> Task brief
Give again, exactly as written, the lines of the records below from the line with "Clone this chart in matplotlib." to the line with "plt.rcParams['font.family'] = ['Liberation". Both end lines count; pictures do not.

> Record extracts
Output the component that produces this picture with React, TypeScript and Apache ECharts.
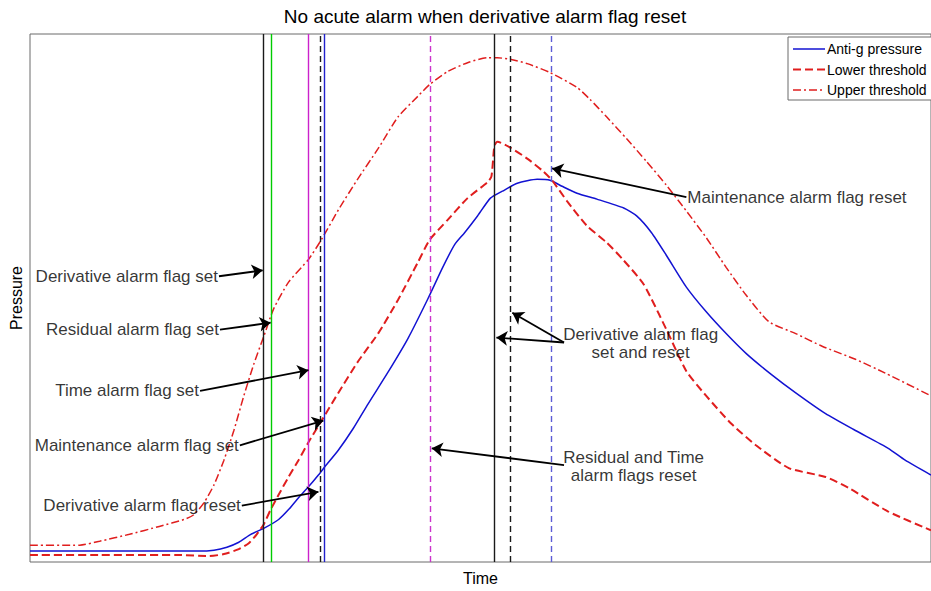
import React, { useEffect, useRef } from "react";
import * as echarts from "echarts";

const FONT = "'Liberation Sans', Arial, sans-serif";

// [time, pressure] samples of the measured suit pressure
const antiGPressure: number[][] = [
  [0, 1.1], [9, 1.1], [17, 1.1], [18.5, 1.2], [19.8, 1.5], [21, 2.0], [22.2, 2.8],
  [23.5, 3.4], [25, 4.3], [26, 5.3], [27, 6.5], [28, 7.6], [29, 8.8], [29.7, 9.7],
  [31, 11.3], [32.5, 13.5], [34, 16.0], [36, 19.2], [38, 22.6], [40, 26.6],
  [41.5, 29.8], [42.7, 32.1], [43.7, 33.3], [45, 35.0], [46.3, 36.8], [47.5, 37.5],
  [49, 38.3], [51, 38.7], [52.3, 38.6], [53.5, 38.0], [55, 37.3], [57, 36.7],
  [59.7, 35.8], [61, 35.0], [62.5, 33.3], [64, 31.0], [66, 27.8], [68, 25.3],
  [70, 23.1], [72, 21.1], [74.5, 19.0], [77, 17.1], [80, 15.0], [83, 13.3],
  [86.3, 11.5], [88, 10.3], [90.6, 8.8],
];

// [time, pressure] of the lower alarm threshold
const lowerThreshold: number[][] = [
  [0, 0.7], [7, 0.7], [15, 0.7], [18, 0.6], [19.5, 0.8], [21, 1.3], [22, 1.9],
  [22.8, 2.8], [23.5, 3.8], [24.2, 5.3], [25, 6.8], [26, 8.6], [27, 10.3],
  [28, 12.1], [29.5, 14.6], [31, 17.1], [33, 20.3], [35, 23.1], [37, 26.5],
  [39, 30.3], [40.2, 32.6], [42, 34.6], [44, 36.8], [46, 38.4], [46.4, 39.0],
  [46.7, 42.1], [47, 42.5], [48.3, 41.9], [50, 40.8], [51.5, 39.6], [52.5, 38.6],
  [54, 36.5], [56, 34.0], [58, 32.3], [59.7, 30.5], [61.7, 28.1], [64, 23.5],
  [66, 19.3], [68, 16.8], [70.5, 14.0], [73, 11.8], [76.3, 9.5], [80, 8.6],
  [82.3, 7.5], [86.3, 5.1], [90.6, 3.2],
];

// [time, pressure] of the upper alarm threshold
const upperThreshold: number[][] = [
  [0, 1.7], [5, 1.7], [7, 2.1], [10, 2.8], [13, 3.6], [15.5, 4.3], [16.5, 4.8],
  [17.5, 6.0], [18.5, 7.8], [19.5, 10.3], [20.5, 13.3], [21.5, 16.8], [22.5, 20.0],
  [23.5, 22.8], [24.5, 25.6], [26, 28.3], [28, 30.6], [29.3, 32.6], [31, 35.6],
  [33, 38.8], [35, 41.8], [37, 45.0], [39, 47.1], [40.2, 48.3], [42, 49.6],
  [44, 50.5], [46, 51.0], [47, 51.0], [48.5, 50.8], [50, 50.4], [52.3, 49.5],
  [55, 48.0], [56.3, 46.8], [58, 45.0], [60, 42.8], [62, 40.5], [64, 38.1],
  [66, 35.5], [68, 32.8], [70, 29.8], [72, 27.0], [74.3, 24.3], [77, 23.1],
  [79.7, 21.8], [83, 20.5], [86, 19.1], [90.6, 16.8],
];

// times at which alarm flags change state
const flagTimes = [23.5, 24.3, 28, 29.2, 29.6, 40.2, 46.7, 48.3, 52.4];
// matching line style per flag event
const flagColors = ["#1a1a1a", "#00cc00", "#cc22cc", "#1a1a1a", "#2020cc", "#cc33cc", "#1a1a1a", "#1a1a1a", "#5c5cd6"];
const flagDashed = [false, false, false, true, false, true, false, true, true];

// annotation texts and their anchor points [time, pressure]
const noteTexts = [
  "Derivative alarm flag set",
  "Residual alarm flag set",
  "Time alarm flag set",
  "Maintenance alarm flag set",
  "Derivative alarm flag reset",
  "Maintenance alarm flag reset",
  "Derivative alarm flag\nset and reset",
  "Residual and Time\nalarm flags reset",
];
const noteAnchors: number[][] = [
  [19.0, 28.9], [19.1, 23.5], [17.1, 17.3], [21.1, 11.8], [21.3, 5.7],
  [66.0, 36.9], [61.4, 22.1], [60.7, 9.7],
];
const notePlacement = ["left", "left", "left", "left", "left", "right", "inside", "inside"];

// arrows: [fromTime, fromPressure, toTime, toPressure]
const arrows: number[][] = [
  [19.0, 28.9, 23.4, 29.5],
  [19.1, 23.5, 24.2, 24.2],
  [17.1, 17.3, 28.0, 19.4],
  [21.1, 11.8, 29.5, 14.3],
  [21.3, 5.7, 29.0, 7.1],
  [66.0, 36.9, 52.5, 39.8],
  [53.7, 22.2, 46.9, 22.7],
  [53.7, 22.2, 48.5, 25.2],
  [53.7, 9.8, 40.4, 11.5],
];

// legend entries
const legendNames = ["Anti-g pressure", "Lower threshold", "Upper threshold"];

const BLUE = "#1212d2";
const RED = "#e01e1e";
const curveStyles = [
  { color: BLUE, width: 1.5, type: "solid" as any },
  { color: RED, width: 2, type: [8, 4] as any },
  { color: RED, width: 1.5, type: [8, 3, 2, 3] as any },
];

export default function App() {
  const ref = useRef<HTMLDivElement>(null);

  useEffect(() => {
    document.body.style.margin = "0";
    if (!ref.current) return;
    const chart = echarts.init(ref.current, undefined, { renderer: "svg" });

    const curves = [antiGPressure, lowerThreshold, upperThreshold].map((data, i) => ({
      name: legendNames[i],
      type: "line",
      data,
      symbol: "none",
      smooth: 0.2,
      silent: true,
      lineStyle: curveStyles[i],
      itemStyle: { color: curveStyles[i].color },
      z: 3,
    }));

    // legend box drawn as graphics so the line samples carry the curve dash styles
    const legendGraphics: any[] = [
      {
        type: "rect",
        shape: { x: 788, y: 37, width: 170, height: 63 },
        style: { fill: "#fff", stroke: "#6a6a6a", lineWidth: 1 },
        z: 100,
      },
    ];
    legendNames.forEach((name, i) => {
      const y = 49 + i * 20.5;
      legendGraphics.push({
        type: "line",
        shape: { x1: 793, y1: y, x2: 825, y2: y },
        style: {
          stroke: curveStyles[i].color,
          lineWidth: curveStyles[i].width,
          lineDash: Array.isArray(curveStyles[i].type) ? curveStyles[i].type : null,
        },
        z: 101,
      });
      legendGraphics.push({
        type: "text",
        x: 827,
        y,
        style: { text: name, font: `14px ${FONT}`, fill: "#000", textVerticalAlign: "middle" },
        z: 101,
      });
    });

    chart.setOption({
      animation: false,
      graphic: [
        {
          type: "text",
          x: 485,
          y: 16,
          style: {
            text: "No acute alarm when derivative alarm flag reset",
            font: `19px ${FONT}`,
            fill: "#000",
            textAlign: "center",
            textVerticalAlign: "middle",
          },
        },
        ...legendGraphics,
      ],
      grid: {
        left: 30,
        top: 34,
        width: 906,
        height: 534,
        show: true,
        borderColor: "#6a6a6a",
        borderWidth: 1,
        backgroundColor: "#fff",
      },
      xAxis: {
        type: "value",
        min: 0,
        max: 90.6,
        name: "Time",
        nameLocation: "middle",
        nameGap: 8,
        nameTextStyle: { fontSize: 16, color: "#000", fontFamily: FONT, verticalAlign: "top" },
        axisLine: { show: false },
        axisTick: { show: false },
        axisLabel: { show: false },
        splitLine: { show: false },
      },
      yAxis: {
        type: "value",
        min: 0,
        max: 53.4,
        name: "Pressure",
        nameLocation: "middle",
        nameGap: 6,
        nameTextStyle: { fontSize: 16, color: "#000", fontFamily: FONT },
        axisLine: { show: false },
        axisTick: { show: false },
        axisLabel: { show: false },
        splitLine: { show: false },
      },
      series: [
        ...curves,
        {
          name: "flags",
          type: "line",
          data: [],
          silent: true,
          z: 2,
          markLine: {
            silent: true,
            symbol: ["none", "none"],
            label: { show: false },
            emphasis: { disabled: true },
            data: flagTimes.map((t, i) => ({
              xAxis: t,
              lineStyle: {
                color: flagColors[i],
                width: 1.4,
                type: flagDashed[i] ? [6, 4] : "solid",
              },
            })),
          },
        },
        {
          name: "arrows",
          type: "line",
          data: [],
          silent: true,
          z: 4,
          markLine: {
            silent: true,
            symbol: ["none", "arrow"],
            symbolSize: 11,
            label: { show: false },
            emphasis: { disabled: true },
            lineStyle: { color: "#000", width: 1.8, type: "solid" },
            data: arrows.map((a) => [{ coord: [a[0], a[1]] }, { coord: [a[2], a[3]] }]),
          },
        },
        {
          name: "notes",
          type: "scatter",
          symbolSize: 0,
          silent: true,
          z: 5,
          data: noteAnchors.map((p, i) => ({
            value: p,
            label: {
              show: true,
              position: notePlacement[i],
              distance: 1,
              formatter: noteTexts[i],
              fontSize: 17,
              lineHeight: 18,
              color: "#000",
              fontFamily: FONT,
              align: notePlacement[i] === "inside" ? "center" : undefined,
            },
          })),
        },
      ],
    });

    return () => chart.dispose();
  }, []);

  return (
    <div
      ref={ref}
      style={{ position: "fixed", left: 0, top: 0, width: 931, height: 591, background: "#fff" }}
    />
  );
}
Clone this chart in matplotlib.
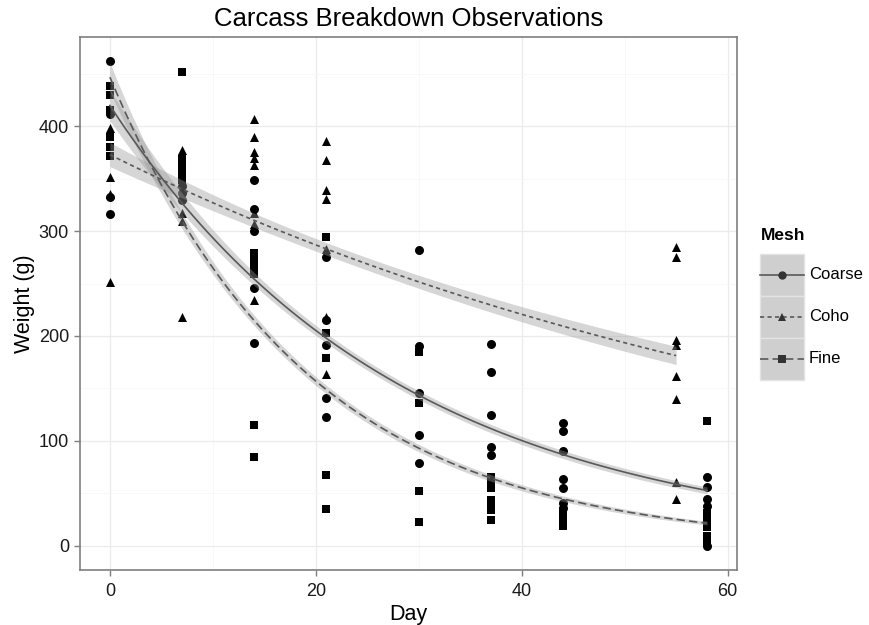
import numpy as np
import matplotlib
matplotlib.use("Agg")
import matplotlib.pyplot as plt
from matplotlib.lines import Line2D
from matplotlib.patches import Patch
from matplotlib.legend_handler import HandlerLine2D

plt.rcParams['font.family'] = ['Liberation Sans', 'DejaVu Sans']

# observations (day, weight in g) for each mesh type
coarse_day = [0, 0, 0, 0,
              7, 7, 7,
              14, 14, 14, 14, 14,
              21, 21, 21, 21, 21,
              30, 30, 30, 30, 30,
              37, 37, 37, 37, 37,
              44, 44, 44, 44, 44, 44, 44,
              58, 58, 58, 58, 58]
coarse_wt = [462, 412, 332, 316,
             343, 336, 330,
             349, 321, 300, 246, 193,
             275, 215, 191, 141, 123,
             282, 190, 146, 106, 79,
             192, 166, 125, 94, 87,
             117, 109, 90, 64, 55, 41, 36,
             66, 56, 45, 38, 0]

coho_day = [0, 0, 0, 0,
            7, 7, 7, 7,
            14, 14, 14, 14, 14, 14, 14, 14,
            21, 21, 21, 21, 21, 21, 21,
            55, 55, 55, 55, 55, 55, 55, 55]
coho_wt = [398, 352, 335, 251,
           377, 317, 310, 218,
           407, 390, 375, 370, 363, 317, 307, 234,
           386, 368, 339, 331, 283, 218, 164,
           285, 275, 196, 191, 162, 140, 61, 45]

fine_day = [0, 0, 0, 0, 0, 0,
            7, 7, 7, 7, 7,
            14, 14, 14, 14, 14, 14,
            21, 21, 21, 21, 21,
            30, 30, 30, 30,
            37, 37, 37, 37, 37, 37, 37,
            44, 44, 44, 44,
            58, 58, 58, 58, 58, 58]
fine_wt = [438, 430, 415, 390, 380, 372,
           452, 369, 362, 355, 349,
           279, 272, 265, 259, 115, 85,
           294, 203, 179, 67, 35,
           185, 136, 52, 23,
           66, 61, 55, 44, 38, 34, 25,
           33, 29, 25, 19,
           119, 31, 25, 18, 9, 3]

mesh_names = ['Coarse', 'Coho', 'Fine']
markers = ['o', '^', 's']
dashes = [None, (2.5, 2.0), (5.0, 2.5)]


def fit_poisson(x, y):
    # glm(y ~ x, family = poisson) by IRLS, band on the link scale
    x = np.asarray(x, float)
    y = np.asarray(y, float)
    X = np.column_stack([np.ones_like(x), x])
    beta = np.linalg.lstsq(X, np.log(y + 1), rcond=None)[0]
    for _ in range(100):
        mu = np.exp(X @ beta)
        z = X @ beta + (y - mu) / mu
        XtW = X.T * mu
        new = np.linalg.solve(XtW @ X, XtW @ z)
        if np.abs(new - beta).max() < 1e-12:
            beta = new
            break
        beta = new
    mu = np.exp(X @ beta)
    cov = np.linalg.inv((X.T * mu) @ X)
    xs = np.linspace(x.min(), x.max(), 80)
    Xs = np.column_stack([np.ones_like(xs), xs])
    eta = Xs @ beta
    se = np.sqrt(np.einsum('ij,jk,ik->i', Xs, cov, Xs))
    return xs, np.exp(eta), np.exp(eta - 1.96 * se), np.exp(eta + 1.96 * se)


class CenteredLine(HandlerLine2D):
    # put the key line in the middle of the grey key box
    def create_artists(self, legend, orig_handle, xdescent, ydescent,
                       width, height, fontsize, trans):
        arts = super().create_artists(legend, orig_handle, xdescent, ydescent,
                                      width, height, fontsize, trans)
        for a in arts:
            a.set_ydata(np.asarray(a.get_ydata()) - ydescent / 2)
        return arts


fig = plt.figure(figsize=(8.7, 6.25), dpi=100)
ax = fig.add_axes([0.092, 0.088, 0.755, 0.853])

series = [(coarse_day, coarse_wt), (coho_day, coho_wt), (fine_day, fine_wt)]
handles = []
for (d, w), name, m, ds in zip(series, mesh_names, markers, dashes):
    ax.scatter(d, w, marker=m, s=42 if m != 's' else 36, color='black',
               linewidths=0, zorder=2)
    xs, f, lo, hi = fit_poisson(d, w)
    ax.fill_between(xs, lo, hi, color='#999999', alpha=0.4, linewidth=0, zorder=3)
    ln, = ax.plot(xs, f, color='#595959', lw=1.2, zorder=4)
    if ds is not None:
        ln.set_dashes(ds)
    key_line = Line2D([], [], color='#595959', lw=1.2, marker=m, markersize=6,
                      markerfacecolor='#333333', markeredgewidth=0)
    if ds is not None:
        key_line.set_dashes(ds)
    key_bg = Patch(facecolor='#cfcfcf', edgecolor='#e3e3e3', linewidth=1)
    handles.append((key_bg, key_line))

all_wt = coarse_wt + coho_wt + fine_wt
all_day = coarse_day + coho_day + fine_day
yr = max(all_wt) - min(all_wt)
xr = max(all_day) - min(all_day)
ax.set_ylim(min(all_wt) - 0.05 * yr, max(all_wt) + 0.05 * yr)
ax.set_xlim(min(all_day) - 0.05 * xr, max(all_day) + 0.05 * xr)

ax.set_xticks([0, 20, 40, 60])
ax.set_yticks([0, 100, 200, 300, 400])
ax.set_xticks([10, 30, 50], minor=True)
ax.set_yticks([50, 150, 250, 350, 450], minor=True)
ax.grid(which='major', color='#ebebeb', lw=0.9)
ax.grid(which='minor', color='#f7f7f7', lw=0.6)
ax.set_axisbelow(True)
ax.tick_params(which='major', length=4, width=1, color='#7f7f7f',
               labelsize=13, labelcolor='#1a1a1a', pad=5)
ax.tick_params(axis='y', which='major', pad=4)
ax.tick_params(which='minor', length=0)
for sp in ax.spines.values():
    sp.set_color('#7f7f7f')
    sp.set_linewidth(1.2)

ax.set_title('Carcass Breakdown Observations', fontsize=18.5, pad=8)
ax.set_xlabel('Day', fontsize=15.5, labelpad=3)
ax.set_ylabel('Weight (g)', fontsize=15.5, labelpad=3)

leg = ax.legend(handles, mesh_names, loc='upper left',
                bbox_to_anchor=(0.874, 0.636), bbox_transform=fig.transFigure,
                borderaxespad=0, frameon=False, title='Mesh', alignment='left',
                handlelength=2.6, handleheight=3.5, labelspacing=0,
                handletextpad=0.3, borderpad=0, fontsize=12,
                title_fontproperties={'weight': 'bold', 'size': 12.5},
                handler_map={Line2D: CenteredLine(numpoints=1)})
leg._legend_box.sep = 8

fig.savefig('out.png', dpi=100)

> Output
Clone this chart in matplotlib.
import numpy as np
import matplotlib
matplotlib.use("Agg")
import matplotlib.pyplot as plt
from matplotlib.lines import Line2D
from matplotlib.patches import Patch
from matplotlib.legend_handler import HandlerLine2D

plt.rcParams['font.family'] = ['Liberation Sans', 'DejaVu Sans']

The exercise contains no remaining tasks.